Cross-sectional imaging is required to assess disease prior to surgery for neuroblastoma (NBL), and both magnetic resonance imaging (MRI) and computed tomography (CT) scan are considered acceptable. We had concerns that MRI was underestimating disease extent, so from early 2016 we have systematically used MRI and CT before all abdominal NBL resections. The aim of this retrospective study was to establish which imaging modality is more accurate in determining disease extent, particularly after chemotherapy.
Abdominal MRI and CT scans for all children with abdominal NBL referred for surgery from January 2016 to February 2018 were retrospectively reviewed to evaluate the extent of disease and the presence of imaging-defined risk factors (IDRFs).
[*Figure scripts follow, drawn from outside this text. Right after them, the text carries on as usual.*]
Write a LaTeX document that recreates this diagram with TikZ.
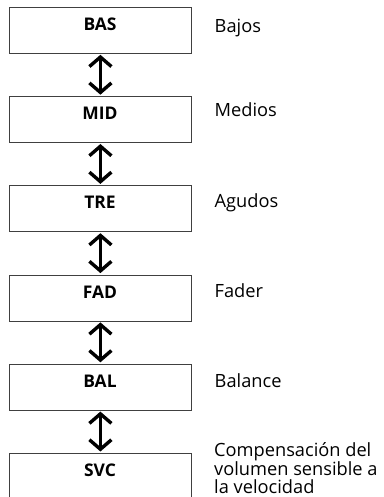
\documentclass[tikz,border=0pt]{standalone}
\usepackage{fontspec}
\setmainfont{Open Sans}
\usetikzlibrary{arrows.meta}
\begin{document}
\begin{tikzpicture}[x=1bp,y=-1bp,
  keybox/.style={draw=black!75,line width=0.8bp,minimum width=182bp,minimum height=46bp,inner sep=0pt,anchor=north west},
  keytxt/.style={font=\fontsize{17.5}{18.5}\selectfont\bfseries,anchor=base,inner sep=0pt},
  lbl/.style={font=\fontsize{18.3}{18.5}\selectfont,anchor=base west,inner sep=0pt},
  dbl/.style={line width=3.4bp,{Straight Barb[length=9.5bp,width=22bp]}-{Straight Barb[length=9.5bp,width=22bp]},shorten <=1bp,shorten >=1.5bp}]
\useasboundingbox (0,0) rectangle (383,497);
\begin{scope}
\clip (0,0) rectangle (383,497);
\node[keybox] (b1) at (9,7) {};
\node[keybox] (b2) at (9,96.2) {};
\node[keybox] (b3) at (9,185.4) {};
\node[keybox] (b4) at (9,274.6) {};
\node[keybox] (b5) at (9,363.8) {};
\node[keybox] (b6) at (9,453) {};
\node[keytxt] (t1) at (100,7+23.5) {BAS};
\node[keytxt] (t2) at (100,96.2+23.5) {MID};
\node[keytxt] (t3) at (100,185.4+23.5) {TRE};
\node[keytxt] (t4) at (100,274.6+23.5) {FAD};
\node[keytxt] (t5) at (100,363.8+23.5) {BAL};
\node[keytxt] (t6) at (100,453+23.5) {SVC};
\draw[dbl] (b1.south) -- (b2.north);
\draw[dbl] (b2.south) -- (b3.north);
\draw[dbl] (b3.south) -- (b4.north);
\draw[dbl] (b4.south) -- (b5.north);
\draw[dbl] (b5.south) -- (b6.north);
\node[lbl] (l1) at (214.5,32.3) {Bajos};
\node[lbl] (l2) at (214.5,117) {Medios};
\node[lbl] (l3) at (214.5,207.2) {Agudos};
\node[lbl] (l4) at (214.5,297.5) {Fader};
\node[lbl] (l5) at (214.5,387) {Balance};
\node[lbl] (l6a) at (214,456.7) {Compensación del};
\node[lbl] (l6b) at (214,475.2) {volumen sensible a};
\node[lbl] (l6c) at (214,493.7) {la velocidad};
\end{scope}
\end{tikzpicture}
\end{document}
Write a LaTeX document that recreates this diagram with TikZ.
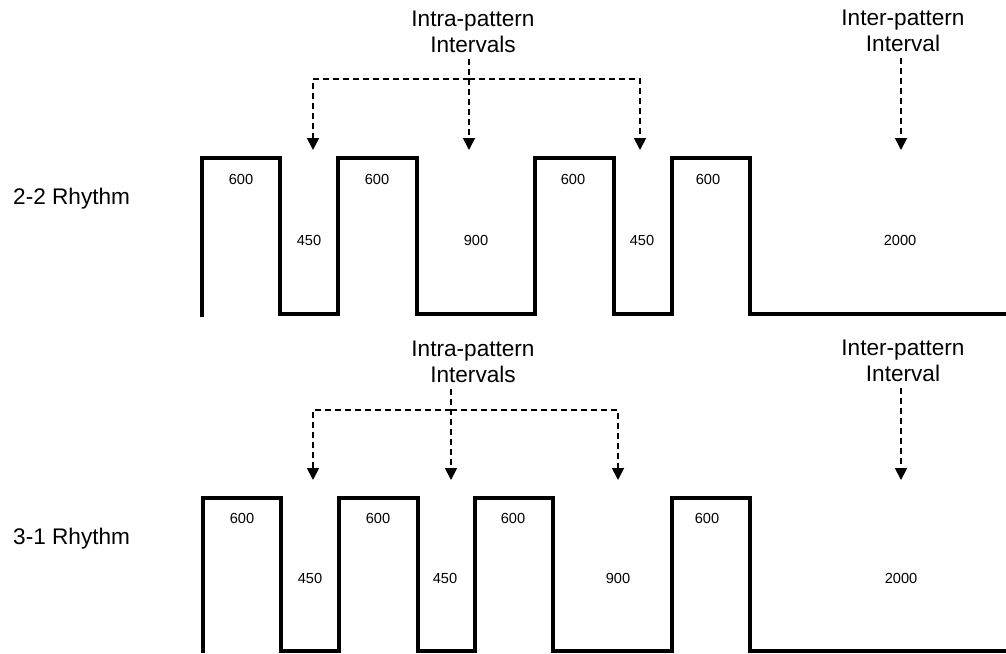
\documentclass[tikz,border=0pt]{standalone}
\usepackage{fontspec}
\setmainfont{Liberation Sans}
\usetikzlibrary{arrows.meta}

\begin{document}
\begin{tikzpicture}[x=1pt,y=-1pt,
    wave/.style={line width=3.4pt, line join=miter},
    pointer/.style={line width=1.8pt, dash pattern=on 6pt off 4pt,
        -{Triangle[width=12pt,length=12pt]}},
    dur/.style={font=\fontsize{14.6}{16}\selectfont, inner sep=0pt},
    caption/.style={font=\fontsize{22.6}{26}\selectfont, align=center, inner sep=2pt}]
    \useasboundingbox (0,0) rectangle (1006,653);

    % 2-2 rhythm
    \node[caption, anchor=west] (rhyA) at (11,199) {2-2 Rhythm};
    \draw[wave] (202,317) -- (202,158) -- (280,158) -- (280,314) -- (338,314)
        -- (338,158) -- (417,158) -- (417,314) -- (535,314) -- (535,158)
        -- (614,158) -- (614,314) -- (672,314) -- (672,158) -- (750,158)
        -- (750,314) -- (1006,314);

    \node[dur] (onA1) at (241,179) {600};
    \node[dur] (onA2) at (377,179) {600};
    \node[dur] (onA3) at (573,179) {600};
    \node[dur] (onA4) at (708,179) {600};
    \node[dur] (offA1) at (309,240) {450};
    \node[dur] (offA2) at (476,240) {900};
    \node[dur] (offA3) at (642,240) {450};
    \node[dur] (offA4) at (900,240) {2000};

    \node[caption] (intraA) at (473,32) {Intra-pattern\\Intervals};
    \node[caption] (interA) at (903,31) {Inter-pattern\\Interval};

    \coordinate (jA) at (469,79);
    \coordinate (tA1) at (313,150);
    \coordinate (tA2) at (469,150);
    \coordinate (tA3) at (640,150);
    \coordinate (tA4) at (901,150);

    \draw[pointer, shorten <=4pt] (intraA.south -| jA) -- (tA2);
    \draw[pointer] (jA) -| (tA1);
    \draw[pointer] (jA) -| (tA3);
    \draw[pointer, shorten <=4pt] (interA.south -| tA4) -- (tA4);

    % 3-1 rhythm
    \node[caption, anchor=west] (rhyB) at (11,539) {3-1 Rhythm};
    \draw[wave] (203,653) -- (203,498) -- (281,498) -- (281,651) -- (339,651)
        -- (339,498) -- (418,498) -- (418,651) -- (475,651) -- (475,498)
        -- (553,498) -- (553,651) -- (672,651) -- (672,498) -- (750,498)
        -- (750,651) -- (1006,651);

    \node[dur] (onB1) at (242,518) {600};
    \node[dur] (onB2) at (378,518) {600};
    \node[dur] (onB3) at (513,518) {600};
    \node[dur] (onB4) at (707,518) {600};
    \node[dur] (offB1) at (310,578) {450};
    \node[dur] (offB2) at (445,578) {450};
    \node[dur] (offB3) at (618,578) {900};
    \node[dur] (offB4) at (901,578) {2000};

    \node[caption] (intraB) at (473,362) {Intra-pattern\\Intervals};
    \node[caption] (interB) at (903,361) {Inter-pattern\\Interval};

    \coordinate (jB) at (451,410);
    \coordinate (tB1) at (313,480);
    \coordinate (tB2) at (451,480);
    \coordinate (tB3) at (618,480);
    \coordinate (tB4) at (901,480);

    \draw[pointer, shorten <=4pt] (intraB.south -| jB) -- (tB2);
    \draw[pointer] (jB) -| (tB1);
    \draw[pointer] (jB) -| (tB3);
    \draw[pointer, shorten <=4pt] (interB.south -| tB4) -- (tB4);
\end{tikzpicture}
\end{document}
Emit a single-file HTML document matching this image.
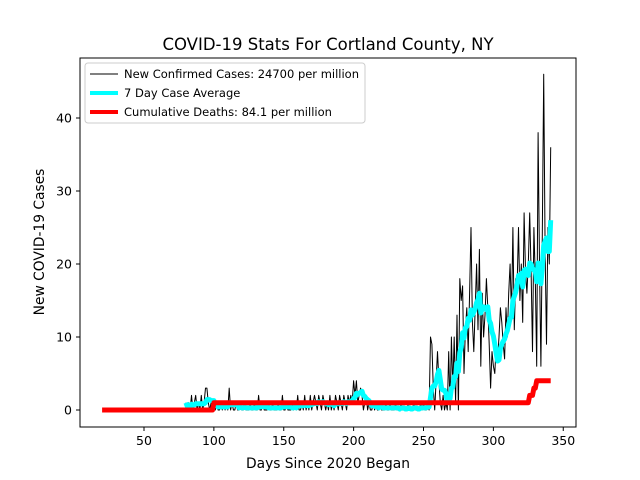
<!DOCTYPE html>
<html><head><meta charset="utf-8"><style>
body{margin:0;background:#fff}
svg{display:block;font-family:"DejaVu Sans","Liberation Sans",sans-serif}
</style></head><body>
<svg id="chart" width="640" height="480">
<rect width="640" height="480" fill="#fff"/>
<text x="328" y="50" text-anchor="middle" font-size="16.5">COVID-19 Stats For Cortland County, NY</text>
<g id="plot"></g>
<rect x="80" y="58" width="496" height="369" fill="none" stroke="#000" stroke-width="1"/>
<g id="ticks"></g>
<text x="328" y="468" text-anchor="middle" font-size="13.8">Days Since 2020 Began</text>
<text transform="translate(44,242) rotate(-90)" text-anchor="middle" font-size="13.8">New COVID-19 Cases</text>
<g>
<rect x="85" y="63" width="280" height="60" rx="3" fill="#fff" fill-opacity="0.8" stroke="#ccc"/>
<line x1="90" y1="74" x2="118" y2="74" stroke="#000" stroke-width="1"/>
<text x="124" y="78" font-size="11.5" textLength="235" lengthAdjust="spacingAndGlyphs">New Confirmed Cases: 24700 per million</text>
<line x1="90" y1="93" x2="118" y2="93" stroke="#00ffff" stroke-width="4"/>
<text x="124" y="97" font-size="11.5">7 Day Case Average</text>
<line x1="90" y1="112" x2="118" y2="112" stroke="#ff0000" stroke-width="4"/>
<text x="124" y="116" font-size="11.5">Cumulative Deaths: 84.1 per million</text>
</g>
</svg>
<script>
const caseStartDay = 80;
// days 80-199 (120 values)
const casesEarly = [
1,0,1,0,2,0,1,2,0,1,0,2,0,1,3,3,1,0,1,0,
1,0,1,0,0,1,0,1,0,1,0,3,0,1,0,0,1,0,0,1,
0,0,1,0,0,0,1,0,0,1,0,0,2,0,0,1,0,0,0,1,
0,0,1,0,0,0,1,0,0,2,0,0,1,0,0,0,1,0,1,0,
2,0,0,1,0,2,0,1,0,2,0,1,2,1,0,2,1,0,2,1,
0,1,0,2,0,1,0,2,1,0,2,1,0,2,1,0,2,1,2,1];
// days 200-253 (54 values)
const casesMid = [
4,2,4,1,2,3,2,0,1,2,
0,1,0,0,1,0,1,0,0,1,
0,0,0,1,0,0,1,0,0,0,
1,0,0,0,1,0,0,0,0,1,
0,0,0,1,0,0,0,0,1,0,
1,0,0,1];
// days 254-341
const casesLate = [
0,10,9,3,0,4,8,4,1,0,
2,0,1,0,8,0,10,3,10,1,
13,0,18,15,17,5,11,14,8,16,
25,12,8,14,20,11,22,6,16,10,
13,18,14,9,3,8,6,5,9,7,
10,14,12,9,7,14,10,16,20,13,
25,11,18,17,25,15,20,12,27,19,
16,20,27,19,8,25,18,6,38,20,
6,24,46,22,9,25,20,36];
const cases = casesEarly.concat(casesMid, casesLate);
const deathStartDay = 20;
const deathSteps = [[20,0],[100,1],[326,2],[329,3],[331,4],[341,4]];
const xTicks = [50,100,150,200,250,300,350];
const yTicks = [0,10,20,30,40];

function xs(d){return 144+(d-50)*1.3975;}
function ys(v){return 410-v*7.3;}
const NS="http://www.w3.org/2000/svg";
const plot=document.getElementById('plot');
const tk=document.getElementById('ticks');

function addLine(pts,color,w,name){
  const p=document.createElementNS(NS,'polyline');
  p.setAttribute('points',pts.map(q=>xs(q[0]).toFixed(1)+','+ys(q[1]).toFixed(1)).join(' '));
  p.setAttribute('fill','none');p.setAttribute('stroke',color);p.setAttribute('stroke-width',w);
  p.setAttribute('stroke-linejoin','round');
  
  
  plot.appendChild(p);
}
const casePts=cases.map((v,i)=>[caseStartDay+i,v]);
const avgPts=cases.map((v,i)=>{const s=cases.slice(Math.max(0,i-6),i+1);return [caseStartDay+i,s.reduce((a,b)=>a+b,0)/s.length];});
const deathPts=[];
for(let d=deathStartDay;d<=deathSteps[deathSteps.length-1][0];d++){let v=0;deathSteps.forEach(s=>{if(d>=s[0])v=s[1];});deathPts.push([d,v]);}
addLine(casePts,'#000',1,'cases-line');
addLine(avgPts,'#00ffff',5,'average-line');
addLine(deathPts,'#ff0000',5,'deaths-line');

xTicks.forEach(t=>{
  const x=xs(t);
  const l=document.createElementNS(NS,'line');
  l.setAttribute('x1',x);l.setAttribute('x2',x);l.setAttribute('y1',427);l.setAttribute('y2',431);l.setAttribute('stroke','#000');
  
  
  tk.appendChild(l);
  const tx=document.createElementNS(NS,'text');
  tx.setAttribute('x',x);tx.setAttribute('y',445);tx.setAttribute('text-anchor','middle');tx.setAttribute('font-size','12.5');
  tx.textContent=t;
  
  
  tk.appendChild(tx);
});
yTicks.forEach(t=>{
  const y=ys(t);
  const l=document.createElementNS(NS,'line');
  l.setAttribute('x1',76);l.setAttribute('x2',80);l.setAttribute('y1',y);l.setAttribute('y2',y);l.setAttribute('stroke','#000');
  
  
  tk.appendChild(l);
  const tx=document.createElementNS(NS,'text');
  tx.setAttribute('x',72);tx.setAttribute('y',y+4.5);tx.setAttribute('text-anchor','end');tx.setAttribute('font-size','12.5');
  tx.textContent=t;
  
  
  tk.appendChild(tx);
});
</script>
</body></html>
Thirty-one patients were eligible for consideration of surgery post disease reassessment with MRI/MIBG. Twenty-four of 31 children were included. CT was performed a median of 15 (range, 1-47) days after MRI. MRI underestimated IDRFs compared with CT in 13 of 24 patients (54%). Seventeen of 24 patients underwent surgery, and operative findings had 100% correlation with CT imaging. Notably, there were fundamental changes in management post CT in 6 of 24 patients (25%). CT did not underestimate disease compared with MRI in any patient.
MRI underestimated the extent of the disease in half of our patients considered for NBL resection. This may be due in part to tumor fibrosis, calcification, and chemotherapy. Preoperative CT scan is the best imaging modality to identify all IDRFs after chemotherapy to ensure safe surgery.